═════ Source material ═════
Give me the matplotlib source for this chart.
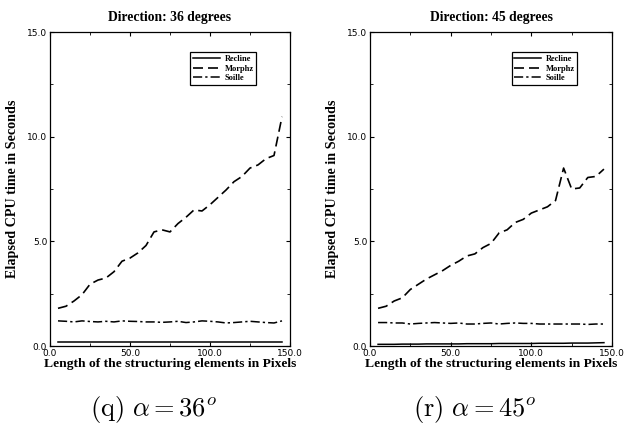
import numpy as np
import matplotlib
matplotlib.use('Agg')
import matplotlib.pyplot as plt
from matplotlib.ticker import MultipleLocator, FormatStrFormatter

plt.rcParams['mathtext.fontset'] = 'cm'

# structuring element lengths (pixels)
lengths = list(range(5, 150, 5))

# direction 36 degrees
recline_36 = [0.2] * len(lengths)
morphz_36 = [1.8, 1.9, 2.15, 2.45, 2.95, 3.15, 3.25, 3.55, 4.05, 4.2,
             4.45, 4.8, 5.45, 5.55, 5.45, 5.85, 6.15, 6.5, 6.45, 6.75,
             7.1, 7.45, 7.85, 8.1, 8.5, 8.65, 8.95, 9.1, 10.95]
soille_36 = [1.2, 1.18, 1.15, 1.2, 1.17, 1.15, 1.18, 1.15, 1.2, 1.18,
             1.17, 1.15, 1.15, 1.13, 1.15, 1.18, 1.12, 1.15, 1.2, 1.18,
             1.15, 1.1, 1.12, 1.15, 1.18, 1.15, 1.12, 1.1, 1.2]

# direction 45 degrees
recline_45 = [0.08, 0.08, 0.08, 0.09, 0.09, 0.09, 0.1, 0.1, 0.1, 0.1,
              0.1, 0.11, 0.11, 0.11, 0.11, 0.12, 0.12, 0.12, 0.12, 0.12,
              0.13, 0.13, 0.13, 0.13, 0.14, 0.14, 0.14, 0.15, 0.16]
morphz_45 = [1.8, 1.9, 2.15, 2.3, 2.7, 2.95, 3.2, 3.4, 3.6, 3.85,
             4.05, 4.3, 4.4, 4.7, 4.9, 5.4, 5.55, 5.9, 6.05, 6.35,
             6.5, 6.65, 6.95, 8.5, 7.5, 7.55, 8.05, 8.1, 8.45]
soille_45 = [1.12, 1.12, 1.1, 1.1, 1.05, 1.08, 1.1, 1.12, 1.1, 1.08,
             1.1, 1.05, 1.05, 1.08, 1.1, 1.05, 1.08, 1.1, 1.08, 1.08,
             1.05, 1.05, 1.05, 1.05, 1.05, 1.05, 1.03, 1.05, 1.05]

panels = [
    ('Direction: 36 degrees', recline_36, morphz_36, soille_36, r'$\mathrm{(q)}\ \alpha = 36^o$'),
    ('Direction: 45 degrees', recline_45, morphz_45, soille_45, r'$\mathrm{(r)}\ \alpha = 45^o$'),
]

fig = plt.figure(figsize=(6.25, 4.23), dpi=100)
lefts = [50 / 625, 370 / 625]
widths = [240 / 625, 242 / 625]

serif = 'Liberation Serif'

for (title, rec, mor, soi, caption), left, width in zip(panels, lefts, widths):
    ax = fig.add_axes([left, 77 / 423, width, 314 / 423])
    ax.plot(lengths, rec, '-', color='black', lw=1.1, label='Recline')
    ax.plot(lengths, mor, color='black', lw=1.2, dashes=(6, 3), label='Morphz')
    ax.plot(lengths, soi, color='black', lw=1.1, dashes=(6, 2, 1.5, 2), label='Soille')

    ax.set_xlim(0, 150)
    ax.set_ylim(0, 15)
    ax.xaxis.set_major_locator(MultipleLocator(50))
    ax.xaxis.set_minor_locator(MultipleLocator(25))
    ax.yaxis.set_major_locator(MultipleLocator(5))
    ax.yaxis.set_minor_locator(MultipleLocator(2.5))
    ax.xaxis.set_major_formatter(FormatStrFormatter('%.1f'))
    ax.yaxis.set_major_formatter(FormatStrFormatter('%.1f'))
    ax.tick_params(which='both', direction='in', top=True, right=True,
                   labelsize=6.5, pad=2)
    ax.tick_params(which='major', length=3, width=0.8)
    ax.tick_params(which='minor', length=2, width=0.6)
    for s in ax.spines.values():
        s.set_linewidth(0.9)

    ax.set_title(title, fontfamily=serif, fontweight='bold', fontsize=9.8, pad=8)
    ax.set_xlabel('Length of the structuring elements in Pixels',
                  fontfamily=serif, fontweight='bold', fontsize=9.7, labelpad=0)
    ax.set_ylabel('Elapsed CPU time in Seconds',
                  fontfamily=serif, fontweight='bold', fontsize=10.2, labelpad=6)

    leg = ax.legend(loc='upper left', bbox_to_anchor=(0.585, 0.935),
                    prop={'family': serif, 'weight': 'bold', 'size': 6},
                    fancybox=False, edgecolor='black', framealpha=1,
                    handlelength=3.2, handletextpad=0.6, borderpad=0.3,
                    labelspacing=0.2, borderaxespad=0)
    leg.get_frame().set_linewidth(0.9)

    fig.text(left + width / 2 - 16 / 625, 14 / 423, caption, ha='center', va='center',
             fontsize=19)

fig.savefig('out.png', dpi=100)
═════
#### [Written task]
Leave the pictures out and copy the rest of the data exactly.

#### [Exercise output]
Give me the matplotlib source for this chart.
import numpy as np
import matplotlib
matplotlib.use('Agg')
import matplotlib.pyplot as plt
from matplotlib.ticker import MultipleLocator, FormatStrFormatter

plt.rcParams['mathtext.fontset'] = 'cm'

# structuring element lengths (pixels)
lengths = list(range(5, 150, 5))

# direction 36 degrees
recline_36 = [0.2] * len(lengths)
morphz_36 = [1.8, 1.9, 2.15, 2.45, 2.95, 3.15, 3.25, 3.55, 4.05, 4.2,
             4.45, 4.8, 5.45, 5.55, 5.45, 5.85, 6.15, 6.5, 6.45, 6.75,
             7.1, 7.45, 7.85, 8.1, 8.5, 8.65, 8.95, 9.1, 10.95]
soille_36 = [1.2, 1.18, 1.15, 1.2, 1.17, 1.15, 1.18, 1.15, 1.2, 1.18,
             1.17, 1.15, 1.15, 1.13, 1.15, 1.18, 1.12, 1.15, 1.2, 1.18,
             1.15, 1.1, 1.12, 1.15, 1.18, 1.15, 1.12, 1.1, 1.2]

# direction 45 degrees
recline_45 = [0.08, 0.08, 0.08, 0.09, 0.09, 0.09, 0.1, 0.1, 0.1, 0.1,
              0.1, 0.11, 0.11, 0.11, 0.11, 0.12, 0.12, 0.12, 0.12, 0.12,
              0.13, 0.13, 0.13, 0.13, 0.14, 0.14, 0.14, 0.15, 0.16]
morphz_45 = [1.8, 1.9, 2.15, 2.3, 2.7, 2.95, 3.2, 3.4, 3.6, 3.85,
             4.05, 4.3, 4.4, 4.7, 4.9, 5.4, 5.55, 5.9, 6.05, 6.35,
             6.5, 6.65, 6.95, 8.5, 7.5, 7.55, 8.05, 8.1, 8.45]
soille_45 = [1.12, 1.12, 1.1, 1.1, 1.05, 1.08, 1.1, 1.12, 1.1, 1.08,
             1.1, 1.05, 1.05, 1.08, 1.1, 1.05, 1.08, 1.1, 1.08, 1.08,
             1.05, 1.05, 1.05, 1.05, 1.05, 1.05, 1.03, 1.05, 1.05]

panels = [
    ('Direction: 36 degrees', recline_36, morphz_36, soille_36, r'$\mathrm{(q)}\ \alpha = 36^o$'),
    ('Direction: 45 degrees', recline_45, morphz_45, soille_45, r'$\mathrm{(r)}\ \alpha = 45^o$'),
]

fig = plt.figure(figsize=(6.25, 4.23), dpi=100)
lefts = [50 / 625, 370 / 625]
widths = [240 / 625, 242 / 625]

serif = 'Liberation Serif'

for (title, rec, mor, soi, caption), left, width in zip(panels, lefts, widths):
    ax = fig.add_axes([left, 77 / 423, width, 314 / 423])
    ax.plot(lengths, rec, '-', color='black', lw=1.1, label='Recline')
    ax.plot(lengths, mor, color='black', lw=1.2, dashes=(6, 3), label='Morphz')
    ax.plot(lengths, soi, color='black', lw=1.1, dashes=(6, 2, 1.5, 2), label='Soille')

    ax.set_xlim(0, 150)
    ax.set_ylim(0, 15)
    ax.xaxis.set_major_locator(MultipleLocator(50))
    ax.xaxis.set_minor_locator(MultipleLocator(25))
    ax.yaxis.set_major_locator(MultipleLocator(5))
    ax.yaxis.set_minor_locator(MultipleLocator(2.5))
    ax.xaxis.set_major_formatter(FormatStrFormatter('%.1f'))
    ax.yaxis.set_major_formatter(FormatStrFormatter('%.1f'))
    ax.tick_params(which='both', direction='in', top=True, right=True,
                   labelsize=6.5, pad=2)
    ax.tick_params(which='major', length=3, width=0.8)
    ax.tick_params(which='minor', length=2, width=0.6)
    for s in ax.spines.values():
        s.set_linewidth(0.9)

    ax.set_title(title, fontfamily=serif, fontweight='bold', fontsize=9.8, pad=8)
    ax.set_xlabel('Length of the structuring elements in Pixels',
                  fontfamily=serif, fontweight='bold', fontsize=9.7, labelpad=0)
    ax.set_ylabel('Elapsed CPU time in Seconds',
                  fontfamily=serif, fontweight='bold', fontsize=10.2, labelpad=6)

    leg = ax.legend(loc='upper left', bbox_to_anchor=(0.585, 0.935),
                    prop={'family': serif, 'weight': 'bold', 'size': 6},
                    fancybox=False, edgecolor='black', framealpha=1,
                    handlelength=3.2, handletextpad=0.6, borderpad=0.3,
                    labelspacing=0.2, borderaxespad=0)
    leg.get_frame().set_linewidth(0.9)

    fig.text(left + width / 2 - 16 / 625, 14 / 423, caption, ha='center', va='center',
             fontsize=19)

fig.savefig('out.png', dpi=100)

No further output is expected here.